In the late 1980s, ambient music percolated into alternative rock to create the feedback-suffused style known as “shoegaze”, so called for its makers’ habit of staring shyly at their shoes while playing guitar. The results, at once noisy and reverential, brought a deeper shade of purple than usual to rock journalism. There was much talk of these fey bands creating “sonic cathedrals” — a term that became so overused, it now languishes in the vault of rock critic clichés.

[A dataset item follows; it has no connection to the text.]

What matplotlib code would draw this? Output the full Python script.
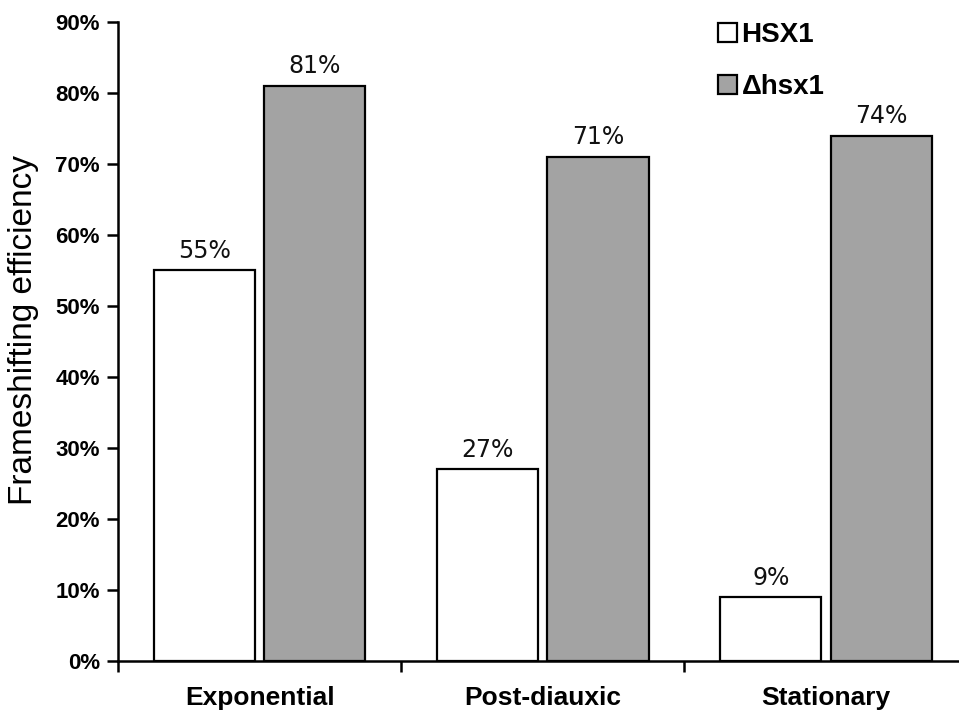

It deserves revival for Explosions in the Sky’s show at the Royal Albert Hall. For a start there was the cathedral-like venue, with its ornate decor and cupola. Then there was the Texan band’s instrumental music, which aims to overwhelm the listener with a sublime force of guitars and drums. “The Ecstatics”, a track from their new album The Wilderness, sums up the intended effect.

The core quartet — Chris Hrasky on drums and guitarists Michael James, Munaf Rayani and Mark Smith — were joined by a touring musician on bass and keyboards. They were closely grouped together on a stage lit from below rather than above, shards of light rising up through clouds of dry ice. The guitarists windmilled their instruments and shook their heads during heavier moments, less inhibited than their shoegaze predecessors but too cultivated to go for the full freak-out.

They opened with The Wilderness’s “Tangle Formations”, an apt description for the interlocking contributions of each band member. The dynamics were perfectly calibrated, the reflection of 17 years of playing music together. During “The Birth and Death of the Day”, Smith played a high-pitched scribble, James added emphatic strums and Rayani produced layers of feedback. The track built up before combusting into huge peaks of sound, powered by Hrasky’s pummelling drums.

“Colours in Space”, influenced by the score to 2001: A Space Odyssey, ended with a rare note of dread, the guitar distortion building to an unbearable pitch before suddenly stopping. Elsewhere, arpeggiated melodies rang out from the maelstrom, a sign of the band’s more typical urge to uplift.

Despite the technically impressive performance, the effect was somewhat muted at the Albert Hall, with the music disappearing into the cavernous space amid sporadic applause. The outlines of the “sonic cathedrals” were glimpsed in this cathedral-like space, but not the full glory.